> **Given request**
Pull out all lines from the listing below in which the word "this" appears.

--- begin Records provided ---

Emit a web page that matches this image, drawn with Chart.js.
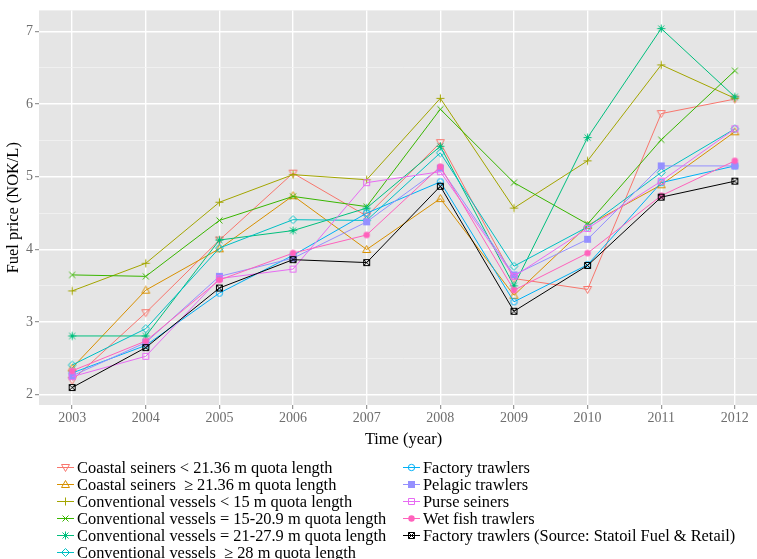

--- end Records provided ---
--- begin Records provided ---

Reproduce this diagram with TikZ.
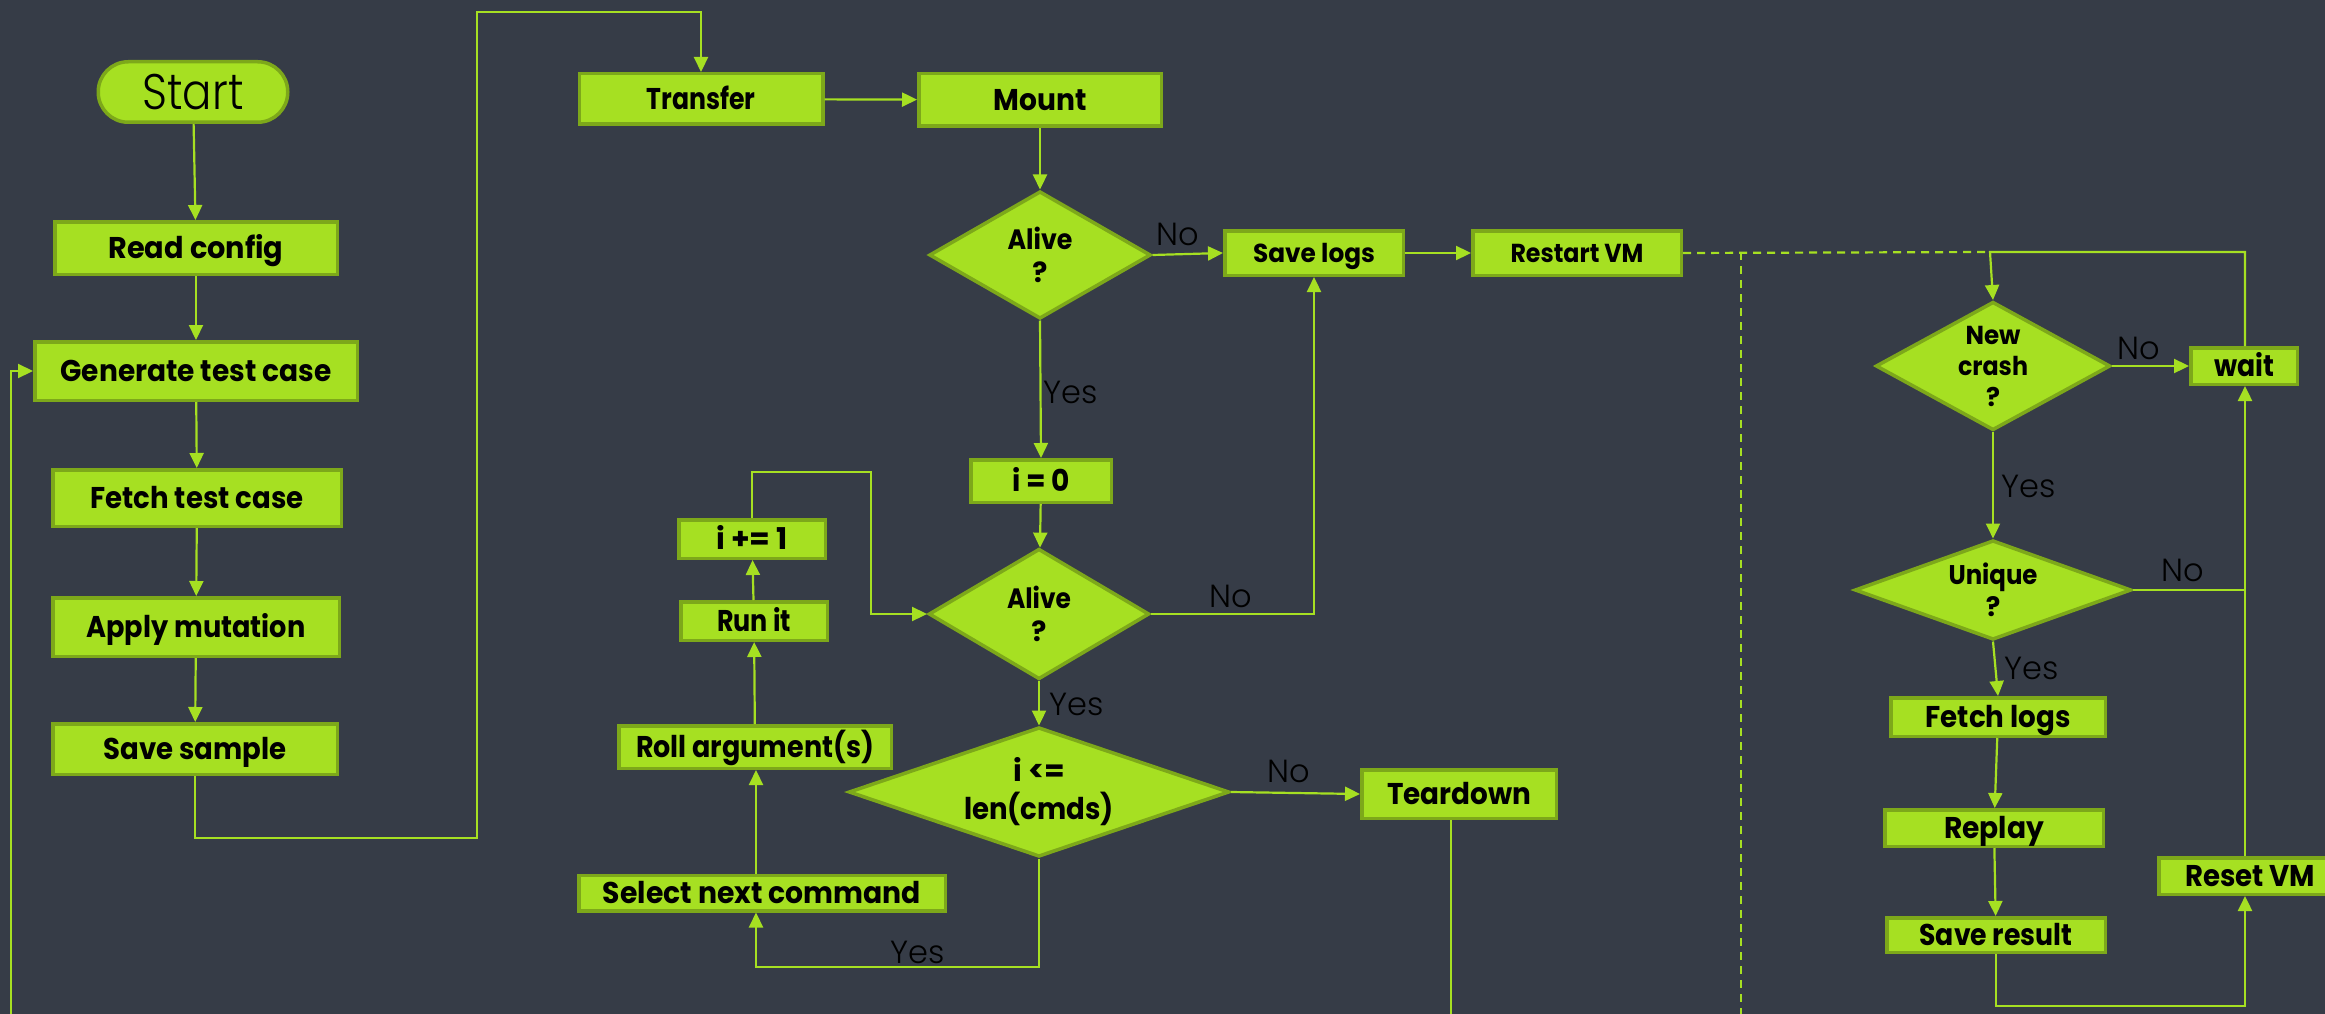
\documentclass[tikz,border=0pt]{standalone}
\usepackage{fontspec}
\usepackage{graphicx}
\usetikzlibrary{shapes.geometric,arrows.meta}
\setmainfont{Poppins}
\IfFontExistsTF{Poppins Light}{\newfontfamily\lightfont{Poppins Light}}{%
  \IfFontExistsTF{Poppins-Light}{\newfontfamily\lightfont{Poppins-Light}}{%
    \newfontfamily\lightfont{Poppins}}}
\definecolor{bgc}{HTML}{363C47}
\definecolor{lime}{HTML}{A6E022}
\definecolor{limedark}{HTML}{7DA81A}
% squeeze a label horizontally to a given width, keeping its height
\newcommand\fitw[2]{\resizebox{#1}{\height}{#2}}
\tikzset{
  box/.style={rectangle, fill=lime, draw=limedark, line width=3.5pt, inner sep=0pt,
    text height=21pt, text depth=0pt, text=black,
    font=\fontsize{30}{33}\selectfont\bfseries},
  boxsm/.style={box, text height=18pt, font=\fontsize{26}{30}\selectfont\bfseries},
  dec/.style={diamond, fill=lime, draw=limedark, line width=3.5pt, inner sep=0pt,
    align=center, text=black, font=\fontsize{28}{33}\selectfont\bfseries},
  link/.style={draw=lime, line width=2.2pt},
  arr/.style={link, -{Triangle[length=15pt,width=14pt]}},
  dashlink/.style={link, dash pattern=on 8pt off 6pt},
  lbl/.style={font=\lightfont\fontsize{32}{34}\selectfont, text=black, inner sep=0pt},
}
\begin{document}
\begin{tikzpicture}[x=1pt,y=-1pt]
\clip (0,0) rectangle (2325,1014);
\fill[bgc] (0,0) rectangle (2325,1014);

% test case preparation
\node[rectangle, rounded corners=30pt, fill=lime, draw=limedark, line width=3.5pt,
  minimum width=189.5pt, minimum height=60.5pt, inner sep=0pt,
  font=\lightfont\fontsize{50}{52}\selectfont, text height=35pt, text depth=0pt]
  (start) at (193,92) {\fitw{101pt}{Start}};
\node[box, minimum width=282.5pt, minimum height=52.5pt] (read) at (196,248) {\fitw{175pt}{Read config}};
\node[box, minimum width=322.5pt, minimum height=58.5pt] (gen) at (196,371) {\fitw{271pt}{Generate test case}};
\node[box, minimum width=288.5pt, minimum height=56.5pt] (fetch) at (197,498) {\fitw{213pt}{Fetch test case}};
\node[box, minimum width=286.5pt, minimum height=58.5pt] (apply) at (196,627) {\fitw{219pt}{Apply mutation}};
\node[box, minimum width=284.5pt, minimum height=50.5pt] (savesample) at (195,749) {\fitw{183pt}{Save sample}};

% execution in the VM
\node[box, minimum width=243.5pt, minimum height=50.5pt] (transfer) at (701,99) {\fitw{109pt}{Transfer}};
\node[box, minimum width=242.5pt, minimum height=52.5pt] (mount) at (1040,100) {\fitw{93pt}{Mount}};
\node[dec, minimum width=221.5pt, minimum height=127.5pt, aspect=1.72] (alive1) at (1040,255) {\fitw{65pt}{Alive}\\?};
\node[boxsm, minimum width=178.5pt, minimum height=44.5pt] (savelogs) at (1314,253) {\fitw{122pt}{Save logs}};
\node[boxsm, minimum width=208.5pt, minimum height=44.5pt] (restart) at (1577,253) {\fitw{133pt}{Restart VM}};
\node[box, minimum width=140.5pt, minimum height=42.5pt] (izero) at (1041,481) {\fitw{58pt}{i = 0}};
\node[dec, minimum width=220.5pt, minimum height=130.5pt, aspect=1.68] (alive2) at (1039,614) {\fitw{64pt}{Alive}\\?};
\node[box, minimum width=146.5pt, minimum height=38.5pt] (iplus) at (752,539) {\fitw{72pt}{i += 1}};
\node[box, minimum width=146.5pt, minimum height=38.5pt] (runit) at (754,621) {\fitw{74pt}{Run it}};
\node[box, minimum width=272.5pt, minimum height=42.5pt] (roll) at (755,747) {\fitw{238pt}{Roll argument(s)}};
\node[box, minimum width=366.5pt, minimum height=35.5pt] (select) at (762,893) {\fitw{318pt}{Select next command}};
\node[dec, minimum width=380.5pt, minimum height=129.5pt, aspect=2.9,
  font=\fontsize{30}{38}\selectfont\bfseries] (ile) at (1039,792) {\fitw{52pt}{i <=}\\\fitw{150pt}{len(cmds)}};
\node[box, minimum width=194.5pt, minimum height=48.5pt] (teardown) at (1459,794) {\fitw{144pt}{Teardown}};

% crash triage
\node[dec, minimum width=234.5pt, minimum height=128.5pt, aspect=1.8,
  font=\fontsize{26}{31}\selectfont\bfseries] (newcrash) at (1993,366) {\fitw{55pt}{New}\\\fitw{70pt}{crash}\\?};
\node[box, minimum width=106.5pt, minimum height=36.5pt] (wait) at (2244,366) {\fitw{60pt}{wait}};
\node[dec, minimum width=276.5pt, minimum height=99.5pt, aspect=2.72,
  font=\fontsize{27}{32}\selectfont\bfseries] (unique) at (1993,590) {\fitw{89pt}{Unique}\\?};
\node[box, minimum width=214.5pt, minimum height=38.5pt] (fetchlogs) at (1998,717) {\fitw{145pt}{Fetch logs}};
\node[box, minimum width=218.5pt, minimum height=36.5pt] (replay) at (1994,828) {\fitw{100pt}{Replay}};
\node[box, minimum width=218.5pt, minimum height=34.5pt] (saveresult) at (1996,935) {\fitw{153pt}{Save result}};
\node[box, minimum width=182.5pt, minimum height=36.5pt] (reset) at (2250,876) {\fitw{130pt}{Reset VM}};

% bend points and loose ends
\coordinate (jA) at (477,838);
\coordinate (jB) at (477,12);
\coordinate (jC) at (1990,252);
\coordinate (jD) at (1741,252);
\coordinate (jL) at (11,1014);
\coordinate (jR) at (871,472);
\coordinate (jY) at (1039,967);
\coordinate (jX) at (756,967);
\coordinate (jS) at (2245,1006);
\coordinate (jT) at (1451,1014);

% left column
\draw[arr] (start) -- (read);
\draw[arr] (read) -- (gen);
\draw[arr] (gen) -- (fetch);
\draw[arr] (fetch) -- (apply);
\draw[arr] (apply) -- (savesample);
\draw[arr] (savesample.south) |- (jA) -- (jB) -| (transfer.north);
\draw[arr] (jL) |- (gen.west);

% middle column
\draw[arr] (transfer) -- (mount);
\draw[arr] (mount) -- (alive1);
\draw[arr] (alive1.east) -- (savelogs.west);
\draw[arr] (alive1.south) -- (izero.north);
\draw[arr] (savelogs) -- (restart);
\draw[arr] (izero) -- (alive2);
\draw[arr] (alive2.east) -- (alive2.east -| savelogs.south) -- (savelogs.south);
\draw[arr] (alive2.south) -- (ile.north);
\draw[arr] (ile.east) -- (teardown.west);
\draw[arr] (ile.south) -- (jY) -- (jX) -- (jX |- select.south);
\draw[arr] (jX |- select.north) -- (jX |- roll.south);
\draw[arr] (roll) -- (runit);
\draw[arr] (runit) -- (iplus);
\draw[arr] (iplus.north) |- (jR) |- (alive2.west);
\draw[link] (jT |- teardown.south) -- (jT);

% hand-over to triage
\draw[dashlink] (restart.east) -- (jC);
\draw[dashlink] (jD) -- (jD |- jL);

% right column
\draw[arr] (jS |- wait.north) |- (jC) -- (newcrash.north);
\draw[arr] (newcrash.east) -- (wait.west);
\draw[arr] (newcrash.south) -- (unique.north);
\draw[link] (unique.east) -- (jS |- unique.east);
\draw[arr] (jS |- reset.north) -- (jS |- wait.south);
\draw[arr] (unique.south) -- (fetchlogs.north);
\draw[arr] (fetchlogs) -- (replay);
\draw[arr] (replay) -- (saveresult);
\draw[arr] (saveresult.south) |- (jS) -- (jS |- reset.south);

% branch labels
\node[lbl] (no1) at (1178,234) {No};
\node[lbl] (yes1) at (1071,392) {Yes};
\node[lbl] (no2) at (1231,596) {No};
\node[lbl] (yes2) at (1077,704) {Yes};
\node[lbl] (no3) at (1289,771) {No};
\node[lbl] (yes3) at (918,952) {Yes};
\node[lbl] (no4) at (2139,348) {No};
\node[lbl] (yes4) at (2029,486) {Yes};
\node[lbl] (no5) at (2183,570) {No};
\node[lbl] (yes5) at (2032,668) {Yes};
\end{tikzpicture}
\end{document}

--- end Records provided ---
--- begin Records provided ---

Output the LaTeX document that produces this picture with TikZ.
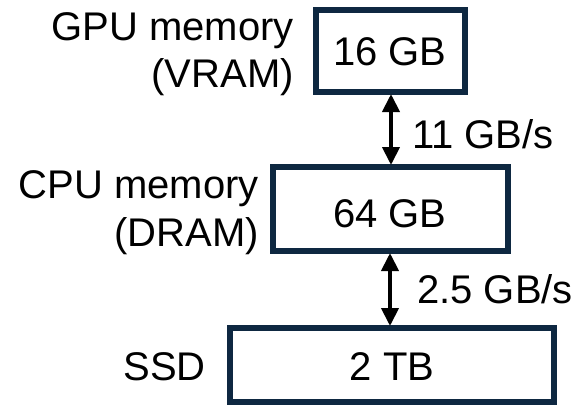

--- end Records provided ---

> **Written solution**
Emit a web page that matches this image, drawn with Chart.js.
Reproduce this diagram with TikZ.
Output the LaTeX document that produces this picture with TikZ.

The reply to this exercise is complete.